Part of a data file:
********************
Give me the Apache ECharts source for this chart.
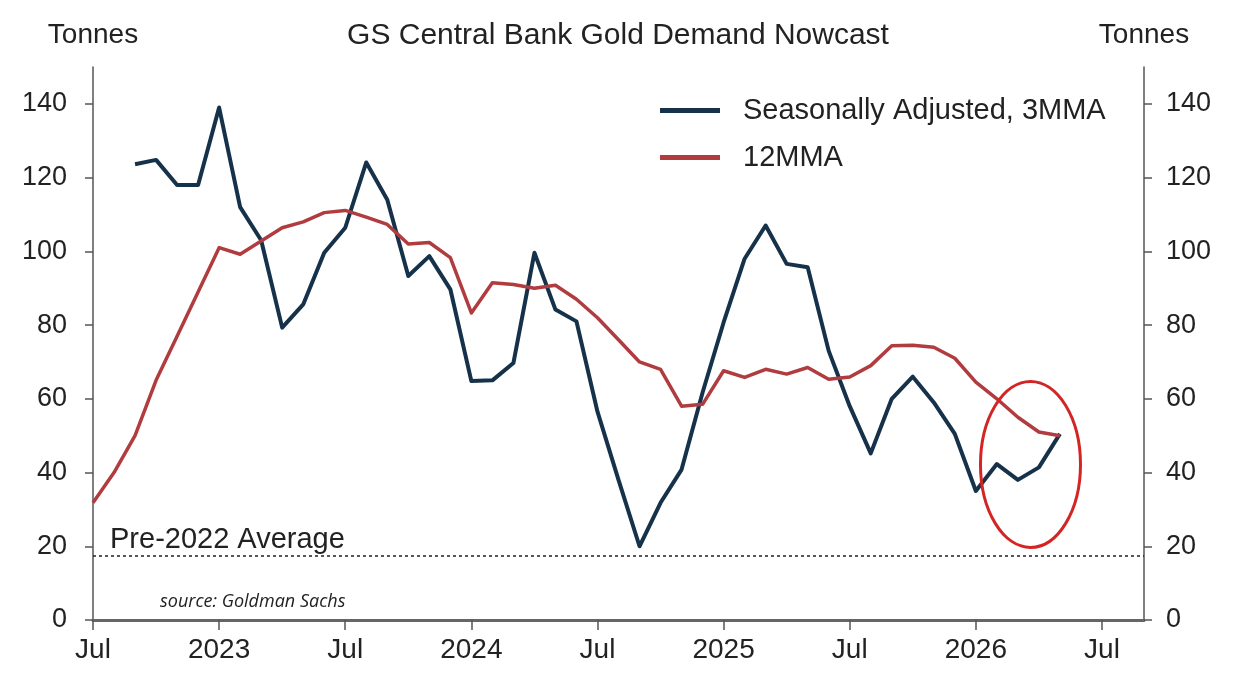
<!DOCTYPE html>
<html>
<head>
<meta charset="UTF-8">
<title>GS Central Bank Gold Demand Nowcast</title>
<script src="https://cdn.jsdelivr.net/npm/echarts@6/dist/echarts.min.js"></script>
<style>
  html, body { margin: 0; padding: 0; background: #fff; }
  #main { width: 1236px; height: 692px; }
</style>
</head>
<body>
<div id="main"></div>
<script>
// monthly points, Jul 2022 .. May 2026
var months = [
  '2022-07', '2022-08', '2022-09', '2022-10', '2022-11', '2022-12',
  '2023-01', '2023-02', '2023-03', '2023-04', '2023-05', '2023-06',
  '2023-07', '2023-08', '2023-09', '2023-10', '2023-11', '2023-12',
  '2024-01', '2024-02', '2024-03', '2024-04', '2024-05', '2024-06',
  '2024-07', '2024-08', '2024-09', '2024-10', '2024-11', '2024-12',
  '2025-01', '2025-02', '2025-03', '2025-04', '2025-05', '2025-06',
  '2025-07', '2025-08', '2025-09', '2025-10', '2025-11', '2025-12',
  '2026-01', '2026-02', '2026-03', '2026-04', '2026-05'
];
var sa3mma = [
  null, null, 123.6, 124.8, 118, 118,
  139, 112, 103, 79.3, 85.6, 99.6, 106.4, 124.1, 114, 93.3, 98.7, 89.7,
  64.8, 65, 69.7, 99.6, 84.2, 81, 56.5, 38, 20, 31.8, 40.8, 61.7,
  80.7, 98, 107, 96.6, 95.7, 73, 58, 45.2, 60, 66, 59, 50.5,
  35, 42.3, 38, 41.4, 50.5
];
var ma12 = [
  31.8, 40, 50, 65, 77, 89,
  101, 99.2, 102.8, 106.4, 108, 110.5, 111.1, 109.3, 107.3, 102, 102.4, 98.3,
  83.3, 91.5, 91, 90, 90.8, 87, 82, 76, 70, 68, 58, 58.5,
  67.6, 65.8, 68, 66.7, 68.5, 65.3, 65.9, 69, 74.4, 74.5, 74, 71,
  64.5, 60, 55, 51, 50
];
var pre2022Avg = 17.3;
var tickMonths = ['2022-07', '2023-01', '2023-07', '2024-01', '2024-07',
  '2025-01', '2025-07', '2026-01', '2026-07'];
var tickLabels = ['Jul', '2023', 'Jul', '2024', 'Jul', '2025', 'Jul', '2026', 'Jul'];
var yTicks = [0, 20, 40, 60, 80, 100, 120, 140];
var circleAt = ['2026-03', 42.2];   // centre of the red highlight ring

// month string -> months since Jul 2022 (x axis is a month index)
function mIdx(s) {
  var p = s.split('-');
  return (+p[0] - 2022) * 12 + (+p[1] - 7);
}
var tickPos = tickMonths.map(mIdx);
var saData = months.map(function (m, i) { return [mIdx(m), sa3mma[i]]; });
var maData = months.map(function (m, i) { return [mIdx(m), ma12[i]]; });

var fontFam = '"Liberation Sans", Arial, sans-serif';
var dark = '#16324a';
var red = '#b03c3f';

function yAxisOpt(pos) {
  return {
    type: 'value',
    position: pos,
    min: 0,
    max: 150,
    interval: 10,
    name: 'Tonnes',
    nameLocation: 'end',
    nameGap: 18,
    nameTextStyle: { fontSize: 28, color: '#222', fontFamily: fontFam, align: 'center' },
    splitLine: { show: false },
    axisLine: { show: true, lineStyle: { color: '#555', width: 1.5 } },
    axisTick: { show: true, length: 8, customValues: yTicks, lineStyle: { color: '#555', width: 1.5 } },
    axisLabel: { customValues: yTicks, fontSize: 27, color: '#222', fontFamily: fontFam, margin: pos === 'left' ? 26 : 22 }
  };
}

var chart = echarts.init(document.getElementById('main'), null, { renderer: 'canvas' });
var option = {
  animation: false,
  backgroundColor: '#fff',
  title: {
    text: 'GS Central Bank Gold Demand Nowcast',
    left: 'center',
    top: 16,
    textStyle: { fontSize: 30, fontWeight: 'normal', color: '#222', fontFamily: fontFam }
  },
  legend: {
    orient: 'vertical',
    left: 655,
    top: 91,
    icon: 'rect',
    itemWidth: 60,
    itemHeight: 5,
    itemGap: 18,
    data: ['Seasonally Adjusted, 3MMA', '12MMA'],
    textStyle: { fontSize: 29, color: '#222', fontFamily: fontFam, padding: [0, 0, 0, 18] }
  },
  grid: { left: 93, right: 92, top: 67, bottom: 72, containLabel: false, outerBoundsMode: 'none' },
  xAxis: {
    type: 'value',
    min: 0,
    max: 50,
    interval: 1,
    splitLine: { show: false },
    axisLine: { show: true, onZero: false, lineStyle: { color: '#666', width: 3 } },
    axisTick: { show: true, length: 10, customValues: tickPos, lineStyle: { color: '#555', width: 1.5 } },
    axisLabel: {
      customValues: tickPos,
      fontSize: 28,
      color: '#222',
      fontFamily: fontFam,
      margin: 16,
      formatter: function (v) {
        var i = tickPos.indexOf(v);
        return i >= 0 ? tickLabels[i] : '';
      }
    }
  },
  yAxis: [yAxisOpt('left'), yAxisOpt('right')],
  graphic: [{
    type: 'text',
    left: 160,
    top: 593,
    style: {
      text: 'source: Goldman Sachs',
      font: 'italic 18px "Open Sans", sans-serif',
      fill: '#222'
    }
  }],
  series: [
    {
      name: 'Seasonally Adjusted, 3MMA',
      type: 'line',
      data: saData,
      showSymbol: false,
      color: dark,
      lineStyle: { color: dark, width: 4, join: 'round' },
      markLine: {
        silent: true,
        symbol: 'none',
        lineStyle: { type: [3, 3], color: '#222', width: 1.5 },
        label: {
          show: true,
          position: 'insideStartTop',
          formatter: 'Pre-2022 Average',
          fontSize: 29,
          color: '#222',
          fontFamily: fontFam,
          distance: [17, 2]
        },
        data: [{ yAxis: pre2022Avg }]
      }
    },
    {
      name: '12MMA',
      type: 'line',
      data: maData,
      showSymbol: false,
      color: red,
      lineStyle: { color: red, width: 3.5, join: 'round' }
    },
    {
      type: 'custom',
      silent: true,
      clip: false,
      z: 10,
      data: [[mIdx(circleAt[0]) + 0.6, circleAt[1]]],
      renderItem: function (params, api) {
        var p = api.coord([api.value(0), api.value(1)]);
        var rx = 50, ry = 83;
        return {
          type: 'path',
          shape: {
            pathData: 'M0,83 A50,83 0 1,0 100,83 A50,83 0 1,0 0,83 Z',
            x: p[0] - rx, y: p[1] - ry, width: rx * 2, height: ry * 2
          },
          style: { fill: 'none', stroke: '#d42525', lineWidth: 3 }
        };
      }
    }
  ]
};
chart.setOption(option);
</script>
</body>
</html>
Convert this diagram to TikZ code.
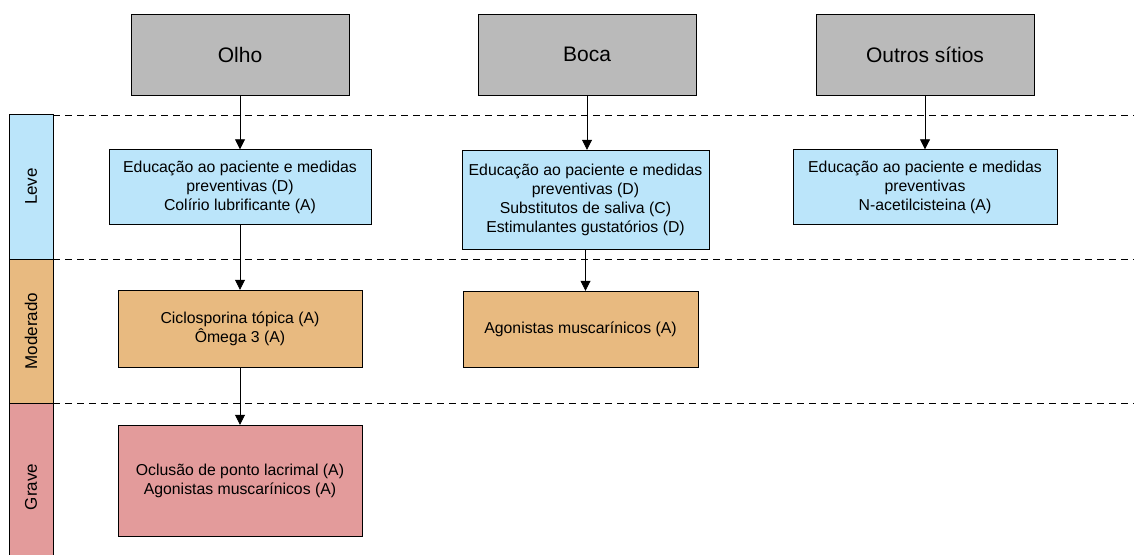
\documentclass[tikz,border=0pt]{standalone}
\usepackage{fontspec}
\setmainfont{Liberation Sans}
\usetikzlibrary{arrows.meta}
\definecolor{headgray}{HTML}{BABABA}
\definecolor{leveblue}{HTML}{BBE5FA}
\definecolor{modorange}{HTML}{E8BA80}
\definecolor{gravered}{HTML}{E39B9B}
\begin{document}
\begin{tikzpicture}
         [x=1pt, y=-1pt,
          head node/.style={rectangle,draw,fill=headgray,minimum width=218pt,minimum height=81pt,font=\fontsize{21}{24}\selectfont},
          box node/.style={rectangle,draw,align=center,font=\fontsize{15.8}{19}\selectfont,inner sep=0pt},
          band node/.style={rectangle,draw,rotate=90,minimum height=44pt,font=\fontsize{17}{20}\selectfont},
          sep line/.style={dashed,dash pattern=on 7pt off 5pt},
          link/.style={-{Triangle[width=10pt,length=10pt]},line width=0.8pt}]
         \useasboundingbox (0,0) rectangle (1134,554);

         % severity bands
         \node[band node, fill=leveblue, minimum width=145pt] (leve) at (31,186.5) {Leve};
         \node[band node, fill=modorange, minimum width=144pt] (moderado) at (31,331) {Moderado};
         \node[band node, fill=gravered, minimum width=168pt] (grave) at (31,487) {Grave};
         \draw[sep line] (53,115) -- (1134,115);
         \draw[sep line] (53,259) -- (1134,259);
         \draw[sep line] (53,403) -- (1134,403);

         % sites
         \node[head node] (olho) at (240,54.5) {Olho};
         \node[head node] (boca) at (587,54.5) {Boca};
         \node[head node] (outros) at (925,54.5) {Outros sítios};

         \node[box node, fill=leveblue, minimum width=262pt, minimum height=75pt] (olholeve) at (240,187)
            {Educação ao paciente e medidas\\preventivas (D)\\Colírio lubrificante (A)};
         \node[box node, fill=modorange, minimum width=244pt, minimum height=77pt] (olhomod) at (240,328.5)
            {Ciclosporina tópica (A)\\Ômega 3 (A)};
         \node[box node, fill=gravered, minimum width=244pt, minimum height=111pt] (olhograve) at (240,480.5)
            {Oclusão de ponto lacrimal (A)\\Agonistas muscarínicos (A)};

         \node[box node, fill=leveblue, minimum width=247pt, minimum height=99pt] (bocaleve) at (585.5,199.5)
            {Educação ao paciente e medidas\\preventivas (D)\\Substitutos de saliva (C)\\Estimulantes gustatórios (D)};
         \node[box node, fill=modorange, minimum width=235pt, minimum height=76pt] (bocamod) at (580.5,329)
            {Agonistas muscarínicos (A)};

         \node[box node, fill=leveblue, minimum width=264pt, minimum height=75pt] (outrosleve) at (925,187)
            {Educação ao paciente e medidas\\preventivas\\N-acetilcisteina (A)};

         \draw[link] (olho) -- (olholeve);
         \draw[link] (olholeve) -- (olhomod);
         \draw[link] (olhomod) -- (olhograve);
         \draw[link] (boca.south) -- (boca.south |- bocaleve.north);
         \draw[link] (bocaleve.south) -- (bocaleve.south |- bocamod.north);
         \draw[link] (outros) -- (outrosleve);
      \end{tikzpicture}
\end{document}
********************
YOUR INSTRUCTIONS: In how many lines of the data does the string "source" appear? Give only the number.

COMPLETED TASK: 2